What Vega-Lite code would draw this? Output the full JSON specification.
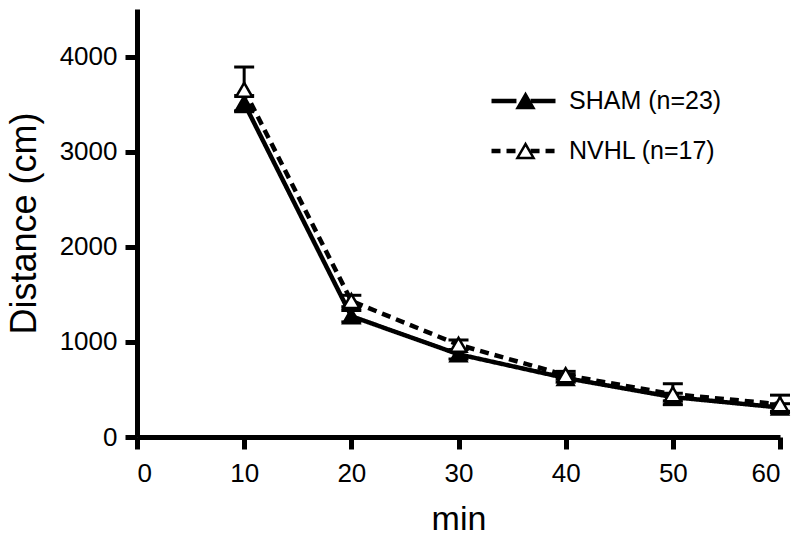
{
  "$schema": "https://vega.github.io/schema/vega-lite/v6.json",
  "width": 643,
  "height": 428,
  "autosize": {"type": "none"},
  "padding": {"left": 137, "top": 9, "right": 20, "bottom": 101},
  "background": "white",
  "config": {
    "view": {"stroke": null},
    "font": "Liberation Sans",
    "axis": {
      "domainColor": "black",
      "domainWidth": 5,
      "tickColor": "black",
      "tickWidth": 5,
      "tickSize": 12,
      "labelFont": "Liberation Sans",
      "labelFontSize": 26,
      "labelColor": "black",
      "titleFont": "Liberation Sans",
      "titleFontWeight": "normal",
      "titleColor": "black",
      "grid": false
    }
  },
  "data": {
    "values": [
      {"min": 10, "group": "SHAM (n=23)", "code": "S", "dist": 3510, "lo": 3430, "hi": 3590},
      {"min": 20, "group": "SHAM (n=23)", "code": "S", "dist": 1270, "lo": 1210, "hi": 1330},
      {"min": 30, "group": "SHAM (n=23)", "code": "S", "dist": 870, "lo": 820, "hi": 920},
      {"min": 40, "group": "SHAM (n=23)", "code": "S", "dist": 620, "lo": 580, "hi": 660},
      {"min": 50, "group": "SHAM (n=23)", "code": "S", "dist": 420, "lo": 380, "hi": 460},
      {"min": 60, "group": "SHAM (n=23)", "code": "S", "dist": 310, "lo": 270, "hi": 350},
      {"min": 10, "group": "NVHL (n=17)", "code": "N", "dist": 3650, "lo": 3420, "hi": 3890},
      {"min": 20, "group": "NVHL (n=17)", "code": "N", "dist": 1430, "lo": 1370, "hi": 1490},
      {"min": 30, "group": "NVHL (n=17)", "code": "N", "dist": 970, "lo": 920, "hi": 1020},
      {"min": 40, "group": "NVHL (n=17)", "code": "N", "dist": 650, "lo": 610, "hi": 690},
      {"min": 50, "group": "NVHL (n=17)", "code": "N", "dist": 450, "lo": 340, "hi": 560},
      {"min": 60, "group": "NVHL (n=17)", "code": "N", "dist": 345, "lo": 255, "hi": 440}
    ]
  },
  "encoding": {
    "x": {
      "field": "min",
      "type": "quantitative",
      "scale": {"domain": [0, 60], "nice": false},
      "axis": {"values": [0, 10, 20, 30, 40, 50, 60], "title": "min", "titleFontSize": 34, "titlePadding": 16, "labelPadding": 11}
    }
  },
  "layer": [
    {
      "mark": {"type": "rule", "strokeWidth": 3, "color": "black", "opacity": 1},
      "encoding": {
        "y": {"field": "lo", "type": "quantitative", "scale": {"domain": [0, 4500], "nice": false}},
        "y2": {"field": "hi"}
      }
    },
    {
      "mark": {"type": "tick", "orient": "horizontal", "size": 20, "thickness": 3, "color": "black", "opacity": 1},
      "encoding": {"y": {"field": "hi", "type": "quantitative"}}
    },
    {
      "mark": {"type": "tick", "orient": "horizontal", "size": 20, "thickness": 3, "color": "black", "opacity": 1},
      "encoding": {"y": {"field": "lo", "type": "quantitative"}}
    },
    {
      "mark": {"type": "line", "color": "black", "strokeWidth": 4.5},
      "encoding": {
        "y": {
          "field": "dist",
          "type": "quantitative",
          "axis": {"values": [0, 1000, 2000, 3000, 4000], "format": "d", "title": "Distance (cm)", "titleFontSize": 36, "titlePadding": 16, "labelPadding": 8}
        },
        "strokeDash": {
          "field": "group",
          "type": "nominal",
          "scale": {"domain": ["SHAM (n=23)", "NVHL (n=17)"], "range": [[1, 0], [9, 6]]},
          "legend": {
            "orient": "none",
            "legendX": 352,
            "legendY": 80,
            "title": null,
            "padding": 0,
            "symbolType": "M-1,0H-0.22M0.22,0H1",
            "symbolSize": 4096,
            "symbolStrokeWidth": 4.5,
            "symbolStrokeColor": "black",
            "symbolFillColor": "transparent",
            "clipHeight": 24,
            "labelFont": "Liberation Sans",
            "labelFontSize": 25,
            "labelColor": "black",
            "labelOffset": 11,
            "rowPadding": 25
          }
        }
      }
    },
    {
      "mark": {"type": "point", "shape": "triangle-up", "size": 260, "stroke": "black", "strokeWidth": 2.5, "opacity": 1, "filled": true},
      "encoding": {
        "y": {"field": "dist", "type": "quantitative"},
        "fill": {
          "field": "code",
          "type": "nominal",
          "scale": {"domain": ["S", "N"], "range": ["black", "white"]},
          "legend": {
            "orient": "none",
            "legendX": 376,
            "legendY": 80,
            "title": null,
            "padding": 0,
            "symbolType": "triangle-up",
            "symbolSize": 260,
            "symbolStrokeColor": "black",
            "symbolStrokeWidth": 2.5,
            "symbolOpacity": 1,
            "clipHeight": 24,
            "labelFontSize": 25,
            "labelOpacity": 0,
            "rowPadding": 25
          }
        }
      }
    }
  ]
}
* * * * * * * * *
Exercise requirements
Copy the whole listing above word for word but do not carry over the pictures.

Completed exercise
What Vega-Lite code would draw this? Output the full JSON specification.
{
  "$schema": "https://vega.github.io/schema/vega-lite/v6.json",
  "width": 643,
  "height": 428,
  "autosize": {"type": "none"},
  "padding": {"left": 137, "top": 9, "right": 20, "bottom": 101},
  "background": "white",
  "config": {
    "view": {"stroke": null},
    "font": "Liberation Sans",
    "axis": {
      "domainColor": "black",
      "domainWidth": 5,
      "tickColor": "black",
      "tickWidth": 5,
      "tickSize": 12,
      "labelFont": "Liberation Sans",
      "labelFontSize": 26,
      "labelColor": "black",
      "titleFont": "Liberation Sans",
      "titleFontWeight": "normal",
      "titleColor": "black",
      "grid": false
    }
  },
  "data": {
    "values": [
      {"min": 10, "group": "SHAM (n=23)", "code": "S", "dist": 3510, "lo": 3430, "hi": 3590},
      {"min": 20, "group": "SHAM (n=23)", "code": "S", "dist": 1270, "lo": 1210, "hi": 1330},
      {"min": 30, "group": "SHAM (n=23)", "code": "S", "dist": 870, "lo": 820, "hi": 920},
      {"min": 40, "group": "SHAM (n=23)", "code": "S", "dist": 620, "lo": 580, "hi": 660},
      {"min": 50, "group": "SHAM (n=23)", "code": "S", "dist": 420, "lo": 380, "hi": 460},
      {"min": 60, "group": "SHAM (n=23)", "code": "S", "dist": 310, "lo": 270, "hi": 350},
      {"min": 10, "group": "NVHL (n=17)", "code": "N", "dist": 3650, "lo": 3420, "hi": 3890},
      {"min": 20, "group": "NVHL (n=17)", "code": "N", "dist": 1430, "lo": 1370, "hi": 1490},
      {"min": 30, "group": "NVHL (n=17)", "code": "N", "dist": 970, "lo": 920, "hi": 1020},
      {"min": 40, "group": "NVHL (n=17)", "code": "N", "dist": 650, "lo": 610, "hi": 690},
      {"min": 50, "group": "NVHL (n=17)", "code": "N", "dist": 450, "lo": 340, "hi": 560},
      {"min": 60, "group": "NVHL (n=17)", "code": "N", "dist": 345, "lo": 255, "hi": 440}
    ]
  },
  "encoding": {
    "x": {
      "field": "min",
      "type": "quantitative",
      "scale": {"domain": [0, 60], "nice": false},
      "axis": {"values": [0, 10, 20, 30, 40, 50, 60], "title": "min", "titleFontSize": 34, "titlePadding": 16, "labelPadding": 11}
    }
  },
  "layer": [
    {
      "mark": {"type": "rule", "strokeWidth": 3, "color": "black", "opacity": 1},
      "encoding": {
        "y": {"field": "lo", "type": "quantitative", "scale": {"domain": [0, 4500], "nice": false}},
        "y2": {"field": "hi"}
      }
    },
    {
      "mark": {"type": "tick", "orient": "horizontal", "size": 20, "thickness": 3, "color": "black", "opacity": 1},
      "encoding": {"y": {"field": "hi", "type": "quantitative"}}
    },
    {
      "mark": {"type": "tick", "orient": "horizontal", "size": 20, "thickness": 3, "color": "black", "opacity": 1},
      "encoding": {"y": {"field": "lo", "type": "quantitative"}}
    },
    {
      "mark": {"type": "line", "color": "black", "strokeWidth": 4.5},
      "encoding": {
        "y": {
          "field": "dist",
          "type": "quantitative",
          "axis": {"values": [0, 1000, 2000, 3000, 4000], "format": "d", "title": "Distance (cm)", "titleFontSize": 36, "titlePadding": 16, "labelPadding": 8}
        },
        "strokeDash": {
          "field": "group",
          "type": "nominal",
          "scale": {"domain": ["SHAM (n=23)", "NVHL (n=17)"], "range": [[1, 0], [9, 6]]},
          "legend": {
            "orient": "none",
            "legendX": 352,
            "legendY": 80,
            "title": null,
            "padding": 0,
            "symbolType": "M-1,0H-0.22M0.22,0H1",
            "symbolSize": 4096,
            "symbolStrokeWidth": 4.5,
            "symbolStrokeColor": "black",
            "symbolFillColor": "transparent",
            "clipHeight": 24,
            "labelFont": "Liberation Sans",
            "labelFontSize": 25,
            "labelColor": "black",
            "labelOffset": 11,
            "rowPadding": 25
          }
        }
      }
    },
    {
      "mark": {"type": "point", "shape": "triangle-up", "size": 260, "stroke": "black", "strokeWidth": 2.5, "opacity": 1, "filled": true},
      "encoding": {
        "y": {"field": "dist", "type": "quantitative"},
        "fill": {
          "field": "code",
          "type": "nominal",
          "scale": {"domain": ["S", "N"], "range": ["black", "white"]},
          "legend": {
            "orient": "none",
            "legendX": 376,
            "legendY": 80,
            "title": null,
            "padding": 0,
            "symbolType": "triangle-up",
            "symbolSize": 260,
            "symbolStrokeColor": "black",
            "symbolStrokeWidth": 2.5,
            "symbolOpacity": 1,
            "clipHeight": 24,
            "labelFontSize": 25,
            "labelOpacity": 0,
            "rowPadding": 25
          }
        }
      }
    }
  ]
}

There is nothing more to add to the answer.